Menimbang Kebijakan MenkumHAM dalam Memilih Dirjenpas

Oleh: Suta Widhya SH, Pemerhati Lapas dan Imigrasi

Tidak ada lagi open bidding saat ini untuk mengangkat seorang Dirjen Pemasyarakatan dan Dirjen Imigrasi.
Semua tinggal ambil dari Kepolisian.
Jebret! Langsung taruh di kedua Direktorat bergengsi di lingkup Kementerian Hukum dan HAM tersebut.

Ada apakah gerangan kiranya? Beda saat Menteri YASONA menjabat di periode pertama, 2014 – 2019, masih ada _tenggang rasa_ dengan pejabat karier di kedua instansi tersebut. Yaitu, masih ada mempertimbangkan produk pendidikan dari Poltekip dan Poltekim. Mereka umumnya paling kecewa, karna kurang dianggap? Tentu bikin nggak semangat karena jenjang karier diambil oleh polisi.

Berbagai sebab bisa saja menjadi alasan mengapa seorang Direktur Jenderal di Kemenkumham dipilih dari kepolisian. Pertama, untuk meningkatkan kinerja dan disiplin jajaran direktorat tersebut. Kedua, karena Yasona juga anggota Kompolnas.

Tugas utama Kompolnas terlalu sedikit bila keberadaan nya hanya untuk memberi usulan kepada Presiden dalam memilih Kapolri. Bisa saja untuk menempatkan polisi di lingkungan Kemenkumham berasal dari Kompolnas? Maklum di Kompolnas, 3 eks _officio_ dari 9 orang anggota Kompolnas adalah Menkopolhukam, Mendagri, dan MenkumHAM.

Saat periode kedua (2019 – 2024), langit – langit karier di kedua instansi di bawah Kemenkumham ini tidak secerah langit – langit dulu. Tiba – tiba saja, Dirjenpas SBPU diganti tanpa masyarakat luas tahu apa sebabnya. Yang masuk menggantikan bukan lagi berasal dari instansi yang sama, tapi dari instansi kepolisian. Apakah ini tanda – tanda negara polisional sudah terjadi.

Saat Marzuki menjadi Plt Dirjenpas saja begitu lama mencari Dirjen tentatif. Open bidding atau lelang jabatan dilalui beberapa tahap dan cukup diminati para pengamat perlapasan, hingga akhirnya keluar sebagai pemenang Sri Budi Puguh Utami (sering disebut SBPU).

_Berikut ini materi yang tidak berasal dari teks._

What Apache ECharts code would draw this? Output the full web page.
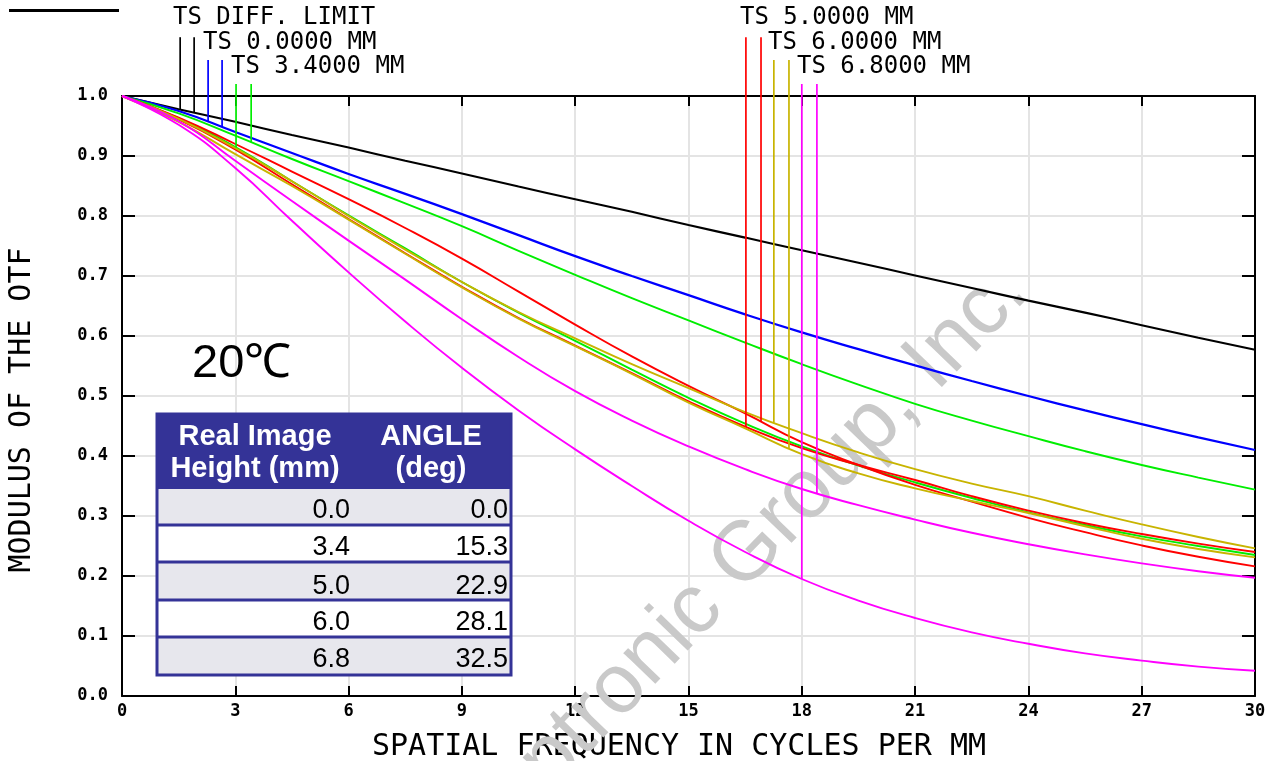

Mengapa kecenderungan menempatkan polisi di tingkat Direktorat meningkat tajam dalam 5 tahun belakangan ini? Di era Orde Baru umumnya TNI yang ditempatkan. Tapi, itu cenderung untuk menjaga stabilitas institusi. Apakah sekarang kita masih bicara soal stabilitas? Bila ya jawabannya, berarti pemerintah gagal dalam membangun kepercayaan masyarakat.

Namun, bila merujuk alasan Menteri Yasona Laoly yang beralasan bahwa kemampuan seorang perwira tinggi polisi dengan bintang dua, mari kita lihat saja dulu. Yang jelas penempatan orang eksternal belum tentu menjamin kinerja Dirjenpas lebih baik dari sebelumnya.